>>>>

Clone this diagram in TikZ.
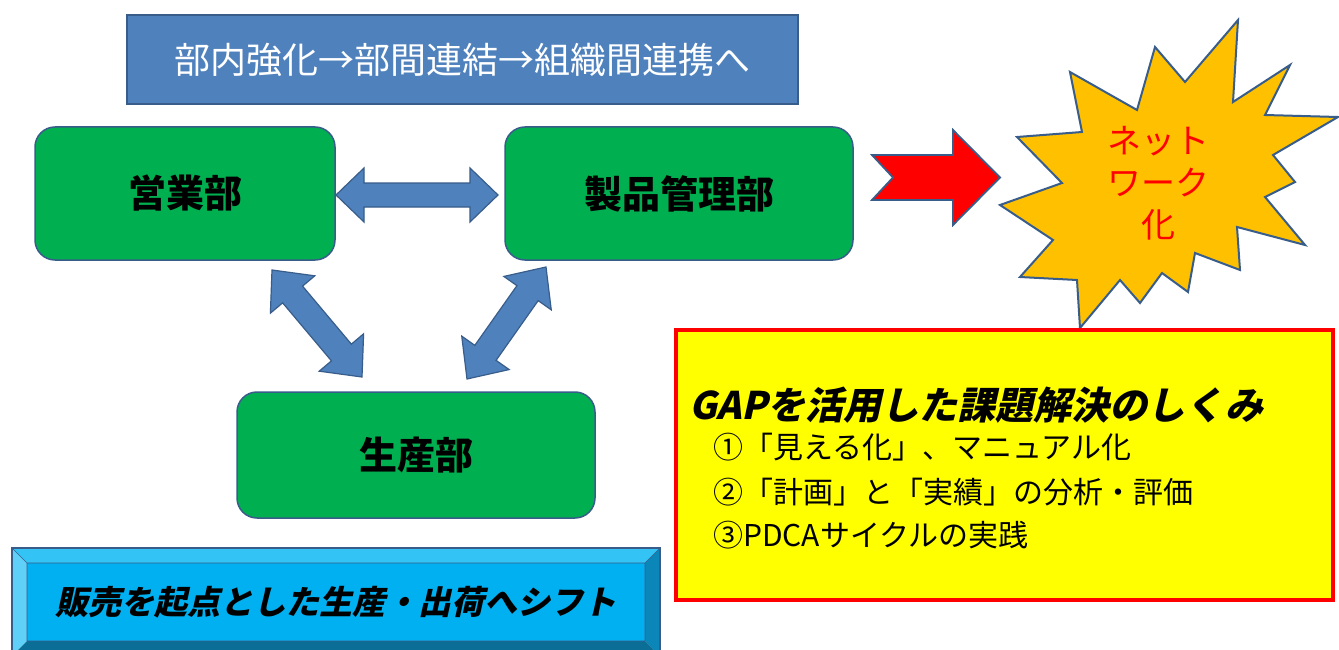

<<<<
>>>>

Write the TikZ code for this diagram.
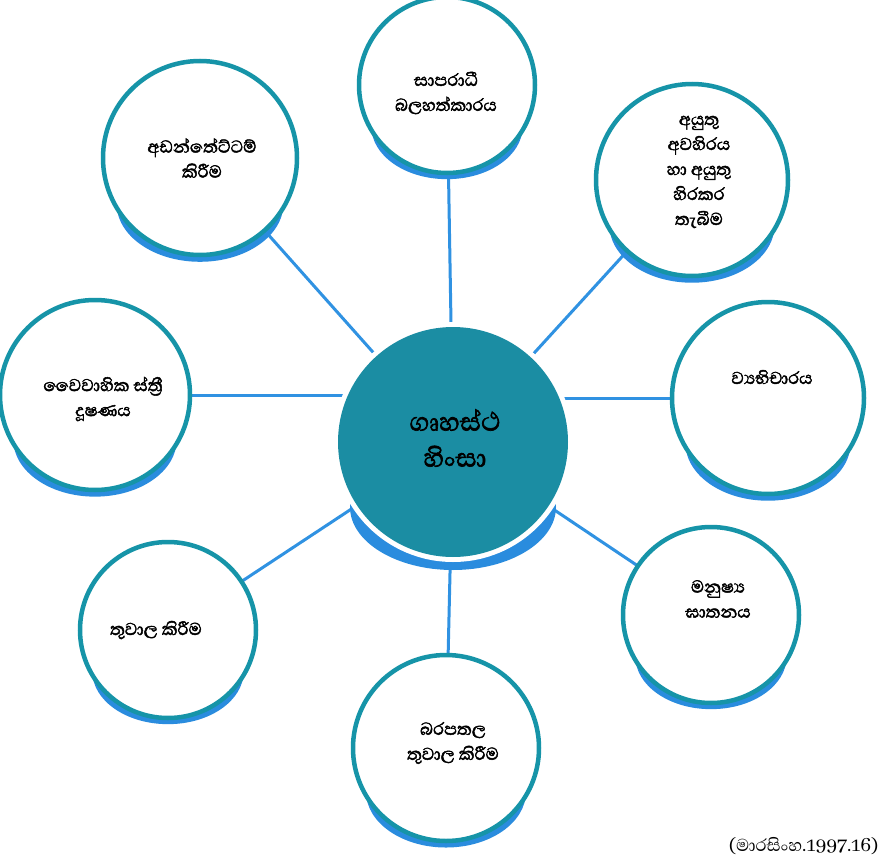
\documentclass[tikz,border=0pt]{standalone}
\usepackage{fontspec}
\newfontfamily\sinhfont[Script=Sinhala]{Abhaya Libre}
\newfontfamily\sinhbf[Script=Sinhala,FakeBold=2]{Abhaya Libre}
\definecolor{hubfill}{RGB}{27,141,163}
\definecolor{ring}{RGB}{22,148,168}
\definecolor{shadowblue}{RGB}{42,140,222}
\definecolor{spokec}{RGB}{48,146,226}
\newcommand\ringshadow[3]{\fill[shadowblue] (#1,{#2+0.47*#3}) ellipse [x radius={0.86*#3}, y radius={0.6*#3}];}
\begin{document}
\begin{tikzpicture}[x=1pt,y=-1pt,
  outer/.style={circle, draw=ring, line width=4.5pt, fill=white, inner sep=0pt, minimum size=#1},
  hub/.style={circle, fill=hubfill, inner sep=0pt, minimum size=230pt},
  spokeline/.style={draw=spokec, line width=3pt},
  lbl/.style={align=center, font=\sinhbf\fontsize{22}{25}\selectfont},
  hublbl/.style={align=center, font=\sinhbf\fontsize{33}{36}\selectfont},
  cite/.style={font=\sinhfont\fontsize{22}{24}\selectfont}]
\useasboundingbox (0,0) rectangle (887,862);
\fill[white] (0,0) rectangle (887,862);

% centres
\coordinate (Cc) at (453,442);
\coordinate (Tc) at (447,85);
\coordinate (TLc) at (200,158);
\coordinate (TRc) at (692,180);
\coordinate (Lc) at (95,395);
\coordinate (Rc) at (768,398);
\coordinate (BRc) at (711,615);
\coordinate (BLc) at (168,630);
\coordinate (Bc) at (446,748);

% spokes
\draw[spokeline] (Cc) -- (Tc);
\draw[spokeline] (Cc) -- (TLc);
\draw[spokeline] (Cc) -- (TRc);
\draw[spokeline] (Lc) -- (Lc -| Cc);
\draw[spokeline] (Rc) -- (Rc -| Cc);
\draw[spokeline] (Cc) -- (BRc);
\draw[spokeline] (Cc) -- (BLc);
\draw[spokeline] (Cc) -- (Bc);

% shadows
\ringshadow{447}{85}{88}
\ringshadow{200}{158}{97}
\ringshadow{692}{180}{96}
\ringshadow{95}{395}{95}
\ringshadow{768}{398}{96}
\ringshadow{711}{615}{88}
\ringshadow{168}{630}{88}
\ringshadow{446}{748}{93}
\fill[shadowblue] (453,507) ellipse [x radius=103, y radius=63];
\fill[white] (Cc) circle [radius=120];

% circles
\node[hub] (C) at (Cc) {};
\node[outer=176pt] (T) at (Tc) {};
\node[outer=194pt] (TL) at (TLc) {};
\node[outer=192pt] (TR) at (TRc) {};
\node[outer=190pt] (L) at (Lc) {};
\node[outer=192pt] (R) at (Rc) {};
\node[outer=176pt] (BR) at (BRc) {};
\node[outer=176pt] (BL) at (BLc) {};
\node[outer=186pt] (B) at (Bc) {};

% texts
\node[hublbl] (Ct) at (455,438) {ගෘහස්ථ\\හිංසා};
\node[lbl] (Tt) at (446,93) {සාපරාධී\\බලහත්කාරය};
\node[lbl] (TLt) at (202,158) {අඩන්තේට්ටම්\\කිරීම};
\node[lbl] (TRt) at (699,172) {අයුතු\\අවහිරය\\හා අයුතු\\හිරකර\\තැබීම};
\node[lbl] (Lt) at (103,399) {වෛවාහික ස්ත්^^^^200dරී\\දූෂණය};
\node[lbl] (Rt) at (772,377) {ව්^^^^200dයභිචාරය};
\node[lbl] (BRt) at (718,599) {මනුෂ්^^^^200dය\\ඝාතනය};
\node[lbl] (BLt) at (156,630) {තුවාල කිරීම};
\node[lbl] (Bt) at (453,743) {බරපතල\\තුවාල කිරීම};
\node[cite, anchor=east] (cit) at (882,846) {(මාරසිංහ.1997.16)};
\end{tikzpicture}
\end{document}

<<<<
>>>>

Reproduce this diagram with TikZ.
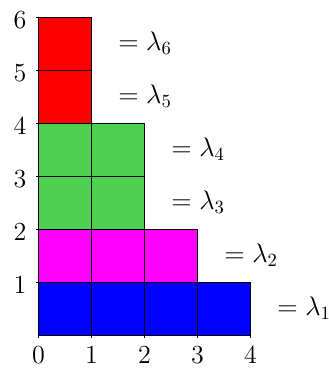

<<<<

## Task
Pick out each line in the material containing "diagram".

## Response to this exercise
Clone this diagram in TikZ.
Write the TikZ code for this diagram.
Reproduce this diagram with TikZ.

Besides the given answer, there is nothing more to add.